Commodity prices paid to producers in developing countries have been on the slide for years, under pressure from the multinationals and the supermarkets, always eager to drive down costs so as to maximise profit margins. On top of that, producers are at the mercy of prices set, not where the crops are grown but on Stock Exchanges in London, New York and Tokyo. The crop must go to the market at harvest time whatever the world price is doing. When prices happen to be high at that moment farmers can make a living, when prices take a dive they struggle to survive.

Fairtrade is an effort to redress the balance and ensure that small farmers can get a decent return on their investment and their labour. The Fairtrade price is set at a level commensurate with this objective and acts as a floor level below which the price will not go: when market prices are high the Fairtrade price goes up with them, when they drop it does not go down below that floor level. In addition, a small premium is paid for social projects, which the whole community must decide democratically how to spend. Typically the money will go to set up a school or health post, or to pay a teacher or nurse for an existing one, or to improve transport in remote areas.

The Fairtrade system is closely monitored by the international Fairtrade Labelling Organisation, who inspect the books of companies using the Fairtrade logo on their products, to ensure that the Fairtrade price and the appropriate premiums really have been paid. They also visit the producers to ensure that the premium money is really being spent on community projects and that the decisions are indeed taken democratically by the whole community. In any enterprise involving money there will be those who will try to cheat, and with several million people now involved in many countries there are going to be some who succeed, but the set-up is designed as far as humanly possible to minimise successful cheating.

Even the multinationals and supermarkets do not lose out, as the Fairtrade sector is still only a tiny part of the overall market – and they can always play in the Fairtrade sector too if they want to. Increasingly they do – even Nestlé, bête noir of the ethically-minded, have their own brand of Fairtrade coffee. There was much unease when they started that, but it illustrates another important point about the way Fairtrade works: it’s not the company that gets Fairtrade accreditation, it’s the product. Somewhere, coffee farmers are selling their beans to Nestlé and getting paid a fair price for them. Other farmers (maybe even the same ones!) are selling beans to Nestlé and being paid the old unfair price as those beans are destined for Gold Blend and the other non-Fairtrade coffees in the Nestlé range.

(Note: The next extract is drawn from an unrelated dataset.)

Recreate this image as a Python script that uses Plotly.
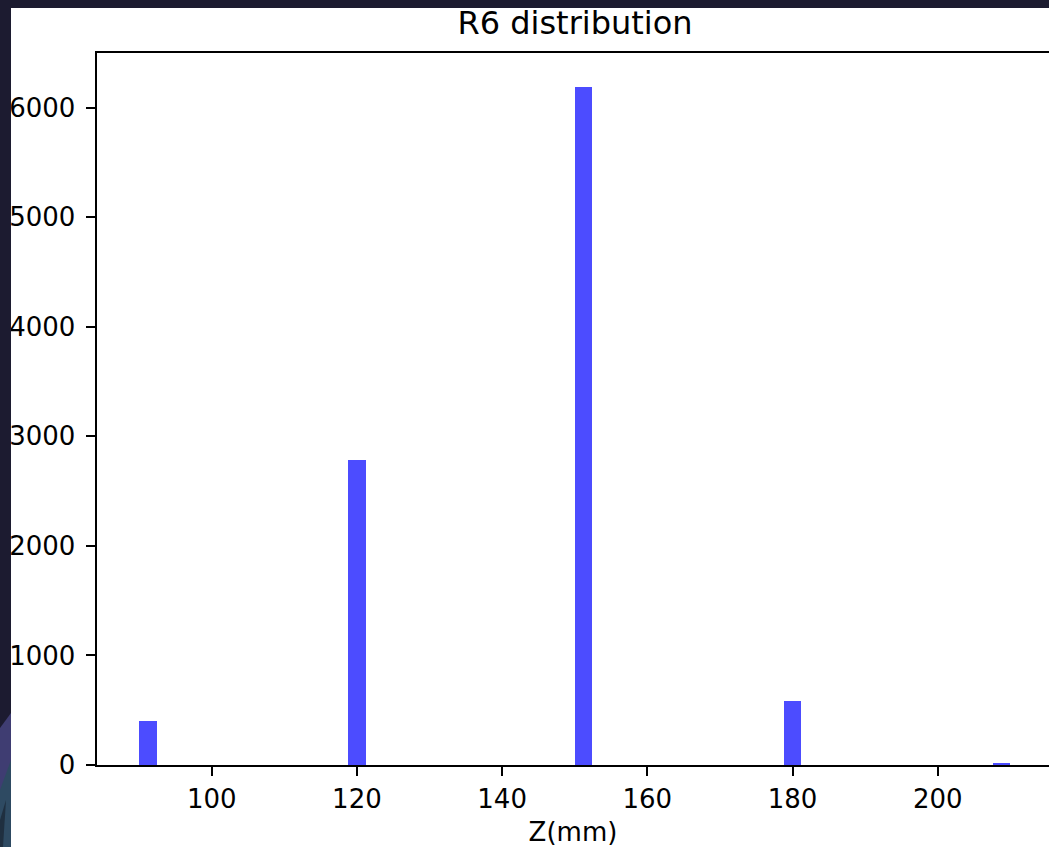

It is hard to see how anybody could fault such a scheme, but there are always detractors of anything. The inappropriately-named Adam Smith Institute (Adam Smith, if he were still living, would certainly repudiate the tosh this ‘right-wing think-tank’ produces) recently produced a ‘report’ on Fairtrade, which found that it didn’t do farmers much good and was harming economies in the developing world. You would expect such a report to be based on meticulous research, but it’s not. The ASI’s line of reasoning seems to be: according to our ideology, Fairtrade ought not to work, so it doesn’t. It ought to distort ‘the market’, so it does. Evidence is not needed when an article of faith is called into question.

In fact, Fairtrade does raise an interesting question about the operation of ‘the market’. The prices charged for Fairtrade products in supermarkets are often noticeably higher – this is quoted by the ASI as evidence that Fairtrade is dubious, as they ask “how much of this higher price finds it’s way back to the producer?” If you have been paying attention you will be able to answer that: the producer got his fair price, probably weeks or months before the jar of coffee or bar of chocolate appeared on the supermarket shelf. Any extra profit is going to the supermarket or to middlemen just because they can get away with it. Ethical consumers are being ripped off and ‘the market’ ought not to allow that to happen. It’s a market failure, but it’s got nothing to do with Fairtrade.